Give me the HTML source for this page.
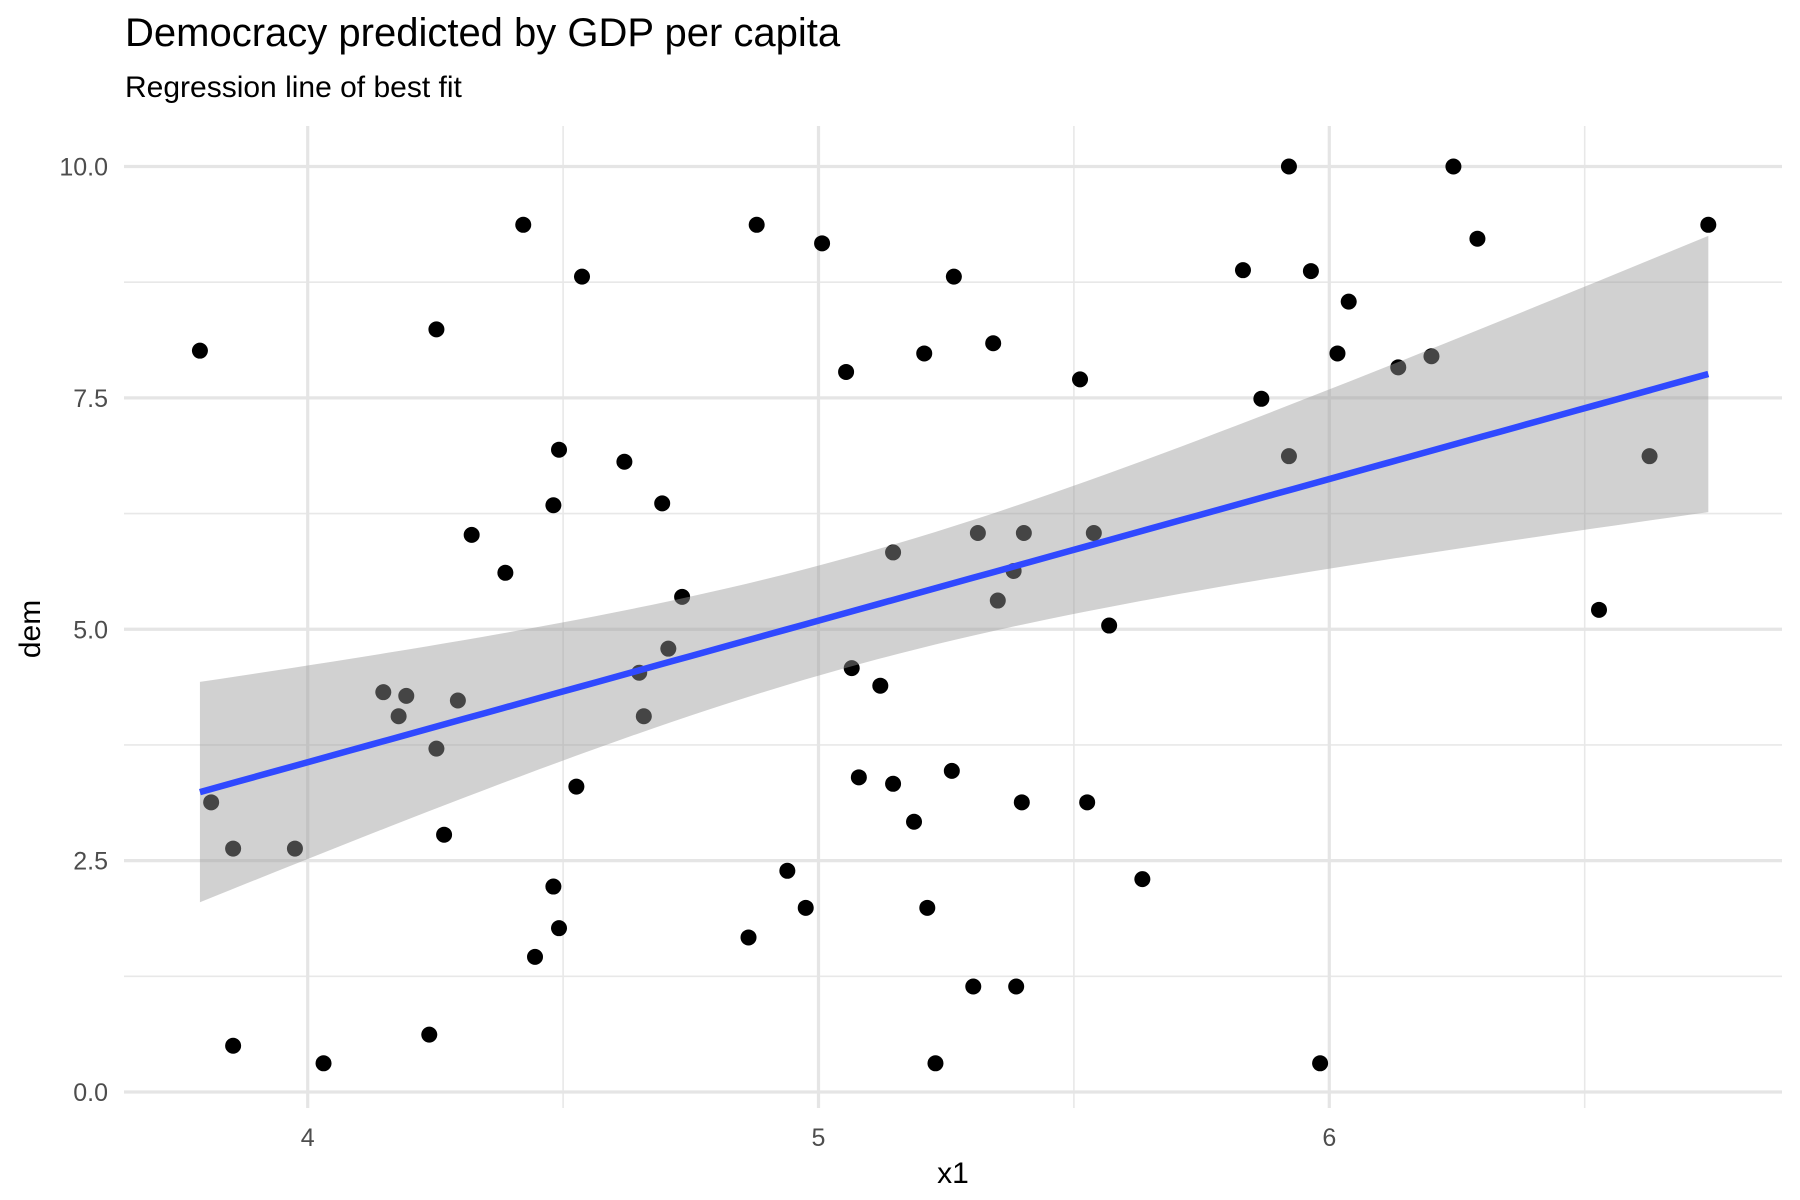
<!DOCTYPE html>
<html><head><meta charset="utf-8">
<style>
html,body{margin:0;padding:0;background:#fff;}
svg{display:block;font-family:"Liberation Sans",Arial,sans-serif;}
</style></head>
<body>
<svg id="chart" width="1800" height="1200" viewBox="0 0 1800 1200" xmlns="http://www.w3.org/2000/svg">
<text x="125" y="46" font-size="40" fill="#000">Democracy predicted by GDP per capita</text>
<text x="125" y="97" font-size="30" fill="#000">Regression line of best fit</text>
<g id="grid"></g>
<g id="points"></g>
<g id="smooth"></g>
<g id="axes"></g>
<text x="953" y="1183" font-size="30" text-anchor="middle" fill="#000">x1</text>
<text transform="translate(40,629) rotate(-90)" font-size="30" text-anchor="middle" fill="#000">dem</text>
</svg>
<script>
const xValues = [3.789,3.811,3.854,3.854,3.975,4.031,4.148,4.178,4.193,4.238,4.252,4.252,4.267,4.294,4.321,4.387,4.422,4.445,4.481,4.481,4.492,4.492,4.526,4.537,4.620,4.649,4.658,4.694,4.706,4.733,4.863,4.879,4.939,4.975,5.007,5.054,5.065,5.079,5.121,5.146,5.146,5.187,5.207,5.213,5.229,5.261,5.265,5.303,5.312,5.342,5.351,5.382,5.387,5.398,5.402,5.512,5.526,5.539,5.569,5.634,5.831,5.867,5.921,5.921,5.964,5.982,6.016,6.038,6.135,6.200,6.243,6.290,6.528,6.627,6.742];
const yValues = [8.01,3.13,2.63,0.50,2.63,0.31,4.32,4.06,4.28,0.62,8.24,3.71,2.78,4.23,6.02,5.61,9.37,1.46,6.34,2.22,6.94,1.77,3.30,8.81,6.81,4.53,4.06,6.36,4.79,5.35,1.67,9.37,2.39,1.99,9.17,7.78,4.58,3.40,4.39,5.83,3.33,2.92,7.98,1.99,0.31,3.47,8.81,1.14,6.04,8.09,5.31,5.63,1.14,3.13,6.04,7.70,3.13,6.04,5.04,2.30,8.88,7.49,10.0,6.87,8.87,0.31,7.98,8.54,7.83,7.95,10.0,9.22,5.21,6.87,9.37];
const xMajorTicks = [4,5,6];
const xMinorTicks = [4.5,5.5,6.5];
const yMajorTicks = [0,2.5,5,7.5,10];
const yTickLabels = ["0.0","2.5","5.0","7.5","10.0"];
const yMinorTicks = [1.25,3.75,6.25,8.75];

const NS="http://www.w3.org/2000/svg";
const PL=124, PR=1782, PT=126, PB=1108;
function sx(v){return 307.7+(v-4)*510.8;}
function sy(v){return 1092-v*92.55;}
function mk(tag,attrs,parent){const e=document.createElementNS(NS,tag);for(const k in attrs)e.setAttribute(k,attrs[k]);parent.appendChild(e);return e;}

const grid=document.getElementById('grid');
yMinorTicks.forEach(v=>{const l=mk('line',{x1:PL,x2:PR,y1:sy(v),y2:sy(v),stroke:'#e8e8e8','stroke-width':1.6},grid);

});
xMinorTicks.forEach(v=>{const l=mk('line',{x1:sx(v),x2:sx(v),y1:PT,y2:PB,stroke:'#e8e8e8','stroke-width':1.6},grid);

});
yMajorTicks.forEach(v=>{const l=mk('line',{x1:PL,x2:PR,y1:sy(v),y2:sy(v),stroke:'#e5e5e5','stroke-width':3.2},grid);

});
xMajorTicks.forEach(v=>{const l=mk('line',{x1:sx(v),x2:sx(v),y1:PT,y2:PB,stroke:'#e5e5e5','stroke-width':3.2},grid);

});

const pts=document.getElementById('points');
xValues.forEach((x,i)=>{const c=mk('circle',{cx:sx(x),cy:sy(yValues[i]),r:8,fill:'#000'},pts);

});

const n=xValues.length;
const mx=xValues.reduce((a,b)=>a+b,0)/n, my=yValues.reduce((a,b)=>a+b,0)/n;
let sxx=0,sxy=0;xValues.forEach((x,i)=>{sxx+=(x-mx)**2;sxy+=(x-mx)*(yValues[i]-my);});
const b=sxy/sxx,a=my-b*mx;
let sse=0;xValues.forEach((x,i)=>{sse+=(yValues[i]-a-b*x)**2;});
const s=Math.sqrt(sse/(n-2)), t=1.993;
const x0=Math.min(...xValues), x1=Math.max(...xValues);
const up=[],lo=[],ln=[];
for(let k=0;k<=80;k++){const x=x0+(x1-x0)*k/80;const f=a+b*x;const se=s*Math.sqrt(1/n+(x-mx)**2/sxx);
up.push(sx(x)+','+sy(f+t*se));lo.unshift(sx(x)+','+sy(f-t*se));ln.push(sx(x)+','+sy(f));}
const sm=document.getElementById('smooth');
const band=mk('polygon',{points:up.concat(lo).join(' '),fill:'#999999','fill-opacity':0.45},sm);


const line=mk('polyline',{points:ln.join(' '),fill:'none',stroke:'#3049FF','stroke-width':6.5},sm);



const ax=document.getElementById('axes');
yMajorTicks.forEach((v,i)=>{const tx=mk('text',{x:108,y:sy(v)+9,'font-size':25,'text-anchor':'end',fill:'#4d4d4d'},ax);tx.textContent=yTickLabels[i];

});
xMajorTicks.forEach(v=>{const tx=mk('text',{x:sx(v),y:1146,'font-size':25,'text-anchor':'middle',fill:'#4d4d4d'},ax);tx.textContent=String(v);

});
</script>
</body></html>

---

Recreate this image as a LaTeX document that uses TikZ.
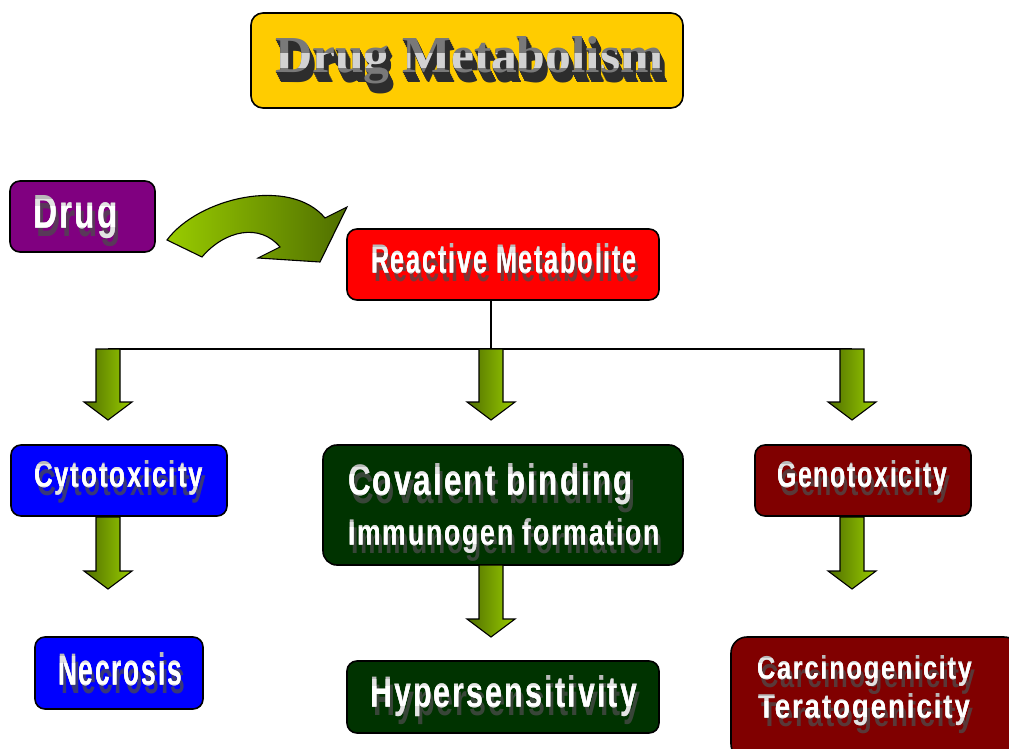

...

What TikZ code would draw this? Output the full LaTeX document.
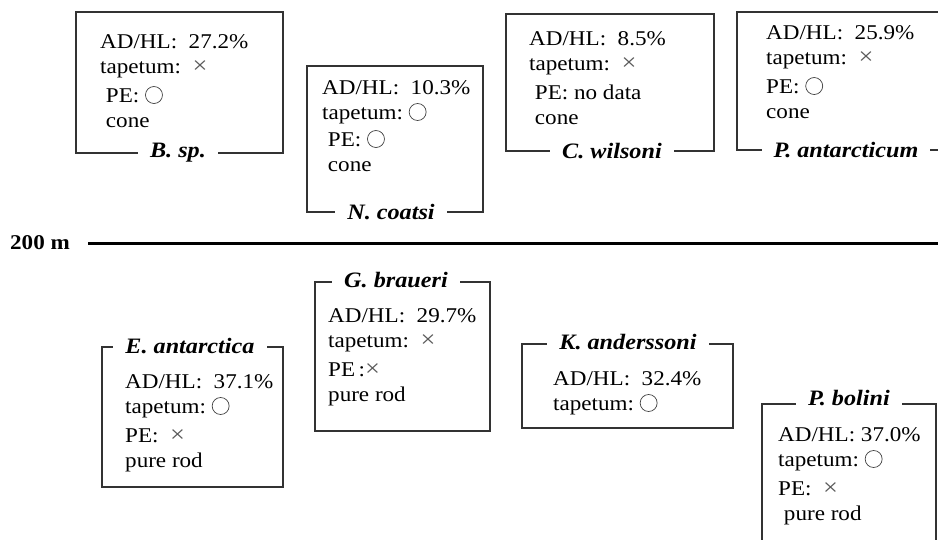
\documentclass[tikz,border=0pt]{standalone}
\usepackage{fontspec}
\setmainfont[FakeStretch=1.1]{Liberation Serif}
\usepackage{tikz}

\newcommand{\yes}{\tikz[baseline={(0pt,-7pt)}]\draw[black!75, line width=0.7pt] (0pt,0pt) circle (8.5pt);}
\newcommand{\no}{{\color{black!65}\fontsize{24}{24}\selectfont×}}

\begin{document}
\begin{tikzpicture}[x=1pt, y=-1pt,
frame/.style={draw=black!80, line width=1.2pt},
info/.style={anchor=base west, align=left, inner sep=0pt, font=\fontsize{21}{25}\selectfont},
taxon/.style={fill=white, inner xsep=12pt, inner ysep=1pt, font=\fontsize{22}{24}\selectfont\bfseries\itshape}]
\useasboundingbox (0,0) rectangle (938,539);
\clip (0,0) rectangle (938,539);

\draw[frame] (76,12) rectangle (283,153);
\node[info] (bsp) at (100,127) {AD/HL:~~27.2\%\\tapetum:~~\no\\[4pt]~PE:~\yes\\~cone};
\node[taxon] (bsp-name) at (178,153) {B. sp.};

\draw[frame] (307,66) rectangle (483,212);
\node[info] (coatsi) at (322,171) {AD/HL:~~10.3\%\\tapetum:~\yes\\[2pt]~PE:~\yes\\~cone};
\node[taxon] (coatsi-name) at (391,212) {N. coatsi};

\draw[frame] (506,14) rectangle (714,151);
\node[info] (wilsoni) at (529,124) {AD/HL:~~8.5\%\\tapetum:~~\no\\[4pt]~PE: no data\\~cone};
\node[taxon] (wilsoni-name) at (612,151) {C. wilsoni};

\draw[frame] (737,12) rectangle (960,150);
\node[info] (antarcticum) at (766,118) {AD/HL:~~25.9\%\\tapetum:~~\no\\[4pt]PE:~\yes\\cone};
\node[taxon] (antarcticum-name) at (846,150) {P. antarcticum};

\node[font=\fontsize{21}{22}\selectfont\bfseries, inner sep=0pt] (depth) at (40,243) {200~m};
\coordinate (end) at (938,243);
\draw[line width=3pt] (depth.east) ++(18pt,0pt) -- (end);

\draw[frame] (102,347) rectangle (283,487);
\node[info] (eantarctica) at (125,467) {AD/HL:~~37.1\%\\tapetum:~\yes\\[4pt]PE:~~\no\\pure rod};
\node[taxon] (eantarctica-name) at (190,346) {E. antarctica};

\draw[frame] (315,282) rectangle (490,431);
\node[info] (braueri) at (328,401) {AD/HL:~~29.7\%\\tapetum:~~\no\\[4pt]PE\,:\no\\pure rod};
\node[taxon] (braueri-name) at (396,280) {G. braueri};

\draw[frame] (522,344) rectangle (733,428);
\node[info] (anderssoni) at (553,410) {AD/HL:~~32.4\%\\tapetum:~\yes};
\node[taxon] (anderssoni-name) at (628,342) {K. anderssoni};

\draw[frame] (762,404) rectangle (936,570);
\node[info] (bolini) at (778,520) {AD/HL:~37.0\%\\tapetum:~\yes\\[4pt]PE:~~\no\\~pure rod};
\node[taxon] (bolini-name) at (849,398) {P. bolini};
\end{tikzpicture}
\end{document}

# What to produce:
In the listing, find all lines with the string "LaTeX" and copy them.

# Exercise result:
Recreate this image as a LaTeX document that uses TikZ.
What TikZ code would draw this? Output the full LaTeX document.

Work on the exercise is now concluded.